Raja Ram Mohan Roy was born on 14 August, 1774 to Ramakanta Roy and Tarini Devi in Murshidabad district, West Bengal. His father was a wealthy Brahmin and strictly performed the duties set by the religion. Ram Mohan himself was also devoted to lord Vishnu and in his 14th year, he wanted to become a monk but his mother, Tarini Devi objected to his desire.

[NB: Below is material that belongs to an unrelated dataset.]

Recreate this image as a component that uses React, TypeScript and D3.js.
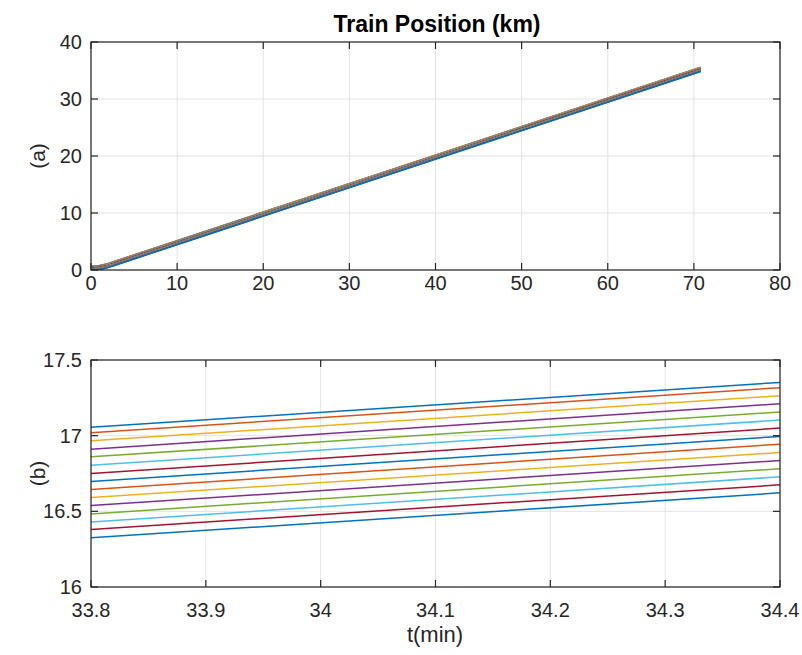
import React from "react";
import * as d3 from "d3";

// ---- data ----
const colors = ["#0072BD", "#D95319", "#EDB120", "#7E2F8E", "#77AC30", "#4DBEEE", "#A2142F"];

const topTimes = [0, 1, 2, 3, 70.8];
const topPositions: number[][] = [
  [0.66, 0.78, 1.16, 1.66, 35.56],
  [0.62, 0.74, 1.12, 1.62, 35.52],
  [0.57, 0.69, 1.07, 1.57, 35.47],
  [0.51, 0.64, 1.01, 1.51, 35.41],
  [0.46, 0.59, 0.96, 1.46, 35.36],
  [0.41, 0.53, 0.91, 1.41, 35.31],
  [0.35, 0.48, 0.85, 1.35, 35.25],
  [0.3, 0.42, 0.8, 1.3, 35.2],
  [0.24, 0.37, 0.74, 1.24, 35.14],
  [0.19, 0.32, 0.69, 1.19, 35.09],
  [0.14, 0.26, 0.64, 1.14, 35.04],
  [0.08, 0.21, 0.58, 1.08, 34.98],
  [0.03, 0.16, 0.53, 1.03, 34.93],
  [0.0, 0.11, 0.48, 0.98, 34.88],
  [0.0, 0.05, 0.43, 0.93, 34.83],
];

const bottomTimes = [33.8, 34.4];
const posAtStart = [17.055, 17.019, 16.966, 16.911, 16.86, 16.805, 16.75, 16.697, 16.644, 16.591, 16.538, 16.483, 16.43, 16.38, 16.325];
const posAtEnd = [17.352, 17.317, 17.264, 17.211, 17.156, 17.103, 17.05, 16.995, 16.944, 16.889, 16.836, 16.781, 16.728, 16.675, 16.622];

const topXTicks = [0, 10, 20, 30, 40, 50, 60, 70, 80];
const topYTicks = [0, 10, 20, 30, 40];
const botXTicks = [33.8, 33.9, 34, 34.1, 34.2, 34.3, 34.4];
const botYTicks = [16, 16.5, 17, 17.5];

const title = "Train Position (km)";
const xLabel = "t(min)";

// ---- layout ----
const W = 802, H = 655;
const L = 91, R = 780;
const FONT = "'Liberation Sans', Arial, Helvetica, sans-serif";
const AX = "#262626";
const GRID = "#e3e3e3";
const TICK = 7;
const TFS = 20;

type PanelProps = {
  id: string;
  top: number; bottom: number;
  xDomain: [number, number]; yDomain: [number, number];
  xTicks: number[]; yTicks: number[];
  series: { t: number[]; v: number[] }[];
  ylab: string;
  xLabOffset: number;
};

function Panel(p: PanelProps) {
  const x = d3.scaleLinear().domain(p.xDomain).range([L, R]);
  const y = d3.scaleLinear().domain(p.yDomain).range([p.bottom, p.top]);
  const line = d3.line<[number, number]>().x(d => x(d[0])).y(d => y(d[1]));
  const fmt = (v: number) => String(Math.round(v * 10) / 10);
  return (
    <g>
      <defs>
        <clipPath id={p.id}>
          <rect x={L} y={p.top} width={R - L} height={p.bottom - p.top} />
        </clipPath>
      </defs>
      <rect x={L} y={p.top} width={R - L} height={p.bottom - p.top} fill="#fff" />
      {p.xTicks.map((t, i) => (
        <line key={"gx" + i} x1={x(t)} x2={x(t)} y1={p.top} y2={p.bottom} stroke={GRID} strokeWidth={1} />
      ))}
      {p.yTicks.map((t, i) => (
        <line key={"gy" + i} x1={L} x2={R} y1={y(t)} y2={y(t)} stroke={GRID} strokeWidth={1} />
      ))}
      <g clipPath={`url(#${p.id})`}>
        {p.series.map((s, i) => (
          <path key={i} d={line(s.t.map((t, j) => [t, s.v[j]] as [number, number])) || ""}
            fill="none" stroke={colors[i % colors.length]} strokeWidth={1.5} />
        ))}
      </g>
      <rect x={L} y={p.top} width={R - L} height={p.bottom - p.top} fill="none" stroke={AX} strokeWidth={1.2} />
      {p.xTicks.map((t, i) => (
        <g key={"tx" + i}>
          <line x1={x(t)} x2={x(t)} y1={p.bottom} y2={p.bottom - TICK} stroke={AX} strokeWidth={1.2} />
          <line x1={x(t)} x2={x(t)} y1={p.top} y2={p.top + TICK} stroke={AX} strokeWidth={1.2} />
          <text x={x(t)} y={p.bottom + p.xLabOffset} textAnchor="middle" fontSize={TFS} fill={AX} fontFamily={FONT}>{fmt(t)}</text>
        </g>
      ))}
      {p.yTicks.map((t, i) => (
        <g key={"ty" + i}>
          <line x1={L} x2={L + TICK} y1={y(t)} y2={y(t)} stroke={AX} strokeWidth={1.2} />
          <line x1={R} x2={R - TICK} y1={y(t)} y2={y(t)} stroke={AX} strokeWidth={1.2} />
          <text x={L - 9} y={y(t) + 7} textAnchor="end" fontSize={TFS} fill={AX} fontFamily={FONT}>{fmt(t)}</text>
        </g>
      ))}
      <text transform={`translate(45,${(p.top + p.bottom) / 2}) rotate(-90)`} textAnchor="middle"
        fontSize={21} fill={AX} fontFamily={FONT}>{p.ylab}</text>
    </g>
  );
}

export default function App() {
  const topSeries = topPositions.map(v => ({ t: topTimes, v }));
  const botSeries = posAtStart.map((s, i) => ({ t: bottomTimes, v: [s, posAtEnd[i]] }));
  return (
    <svg width={W} height={H} style={{ position: "absolute", left: 0, top: 0, background: "#fff" }}>
      <rect width={W} height={H} fill="#fff" />
      <text x={437} y={32} textAnchor="middle" fontSize={23} fontWeight="bold" fill="#000" fontFamily={FONT}>{title}</text>
      <Panel id="clipTop" top={42} bottom={270} xDomain={[0, 80]} yDomain={[0, 40]}
        xTicks={topXTicks} yTicks={topYTicks} series={topSeries} ylab="(a)" xLabOffset={20} />
      <Panel id="clipBot" top={360} bottom={587} xDomain={[33.8, 34.4]} yDomain={[16, 17.5]}
        xTicks={botXTicks} yTicks={botYTicks} series={botSeries} ylab="(b)" xLabOffset={30} />
      <text x={435} y={642} textAnchor="middle" fontSize={22} fill={AX} fontFamily={FONT}>{xLabel}</text>
    </svg>
  );
}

Though his father Ramakanto was very orthodox but he wanted his son to have higher education and after the basic formal education in Sanskrit and Bengali in the village school, Ram Mohan was sent to Patna to study Persian and Arabic in a madrasa. After that he went to Benares (Kashi) for learning the intricacies of Sanskrit and Hindu scripture, including the Vedas and Upanishads. He learnt English language at the age of 22 years.
Father of Renaissance
Ram Mohan viewed education as a medium to implement the social reforms. So, in 1815, Ram Mohan came to Calcutta and the very next year, started an English College by putting his own savings. He was well aware that the students should learn the English language and scientific subjects and that's why he criticized the government's policy of opening only Sanskrit schools. According to him, Indians would lag behind if they do not get to study modern subjects like Mathematics, Geography and Latin. Government accepted this idea of Ram Mohan and also implemented it but not before his death. Ram Mohan was also the first to give importance to the development of the mother tongue. His 'Gaudiya Byakaran' in Bengali is the best of his prose works. Rabindranath Tagore and Bankimchandra also followed the footsteps of Ram Mohan Roy.
Freedom of Press
Ram Mohan Roy was a staunch supporter of free speech and expression and fought for the rights of vernacular press. He also brought out a newspaper in Persian called 'Miratul- Akhbar' (the Mirror of News) and a Bengali weekly called 'Sambad Kaumudi' (the Moon of Intelligence). In those days, items of news and articles had to be approved by the government before being published. Ram Mohan protested against this control by arguing that newspapers should be free and that the truth should not be suppressed simply because the government did not like it.
His Last Days
Raja Ram Mohan Roy, during his visit to United Kingdom as an ambassador of Akbar- the second, died of meningitis at Stapleton in Bristol on 27 September, 1833. He went there to request the British government to increase the royalty, received by the Mughal Emperor and to ensure that Lord Bentick's regulation of banning the practice of Sati was not overturned. Recently, the British government has named a street as 'Raja Rammohan Way' in the memory of Raja Ram Mohan Roy.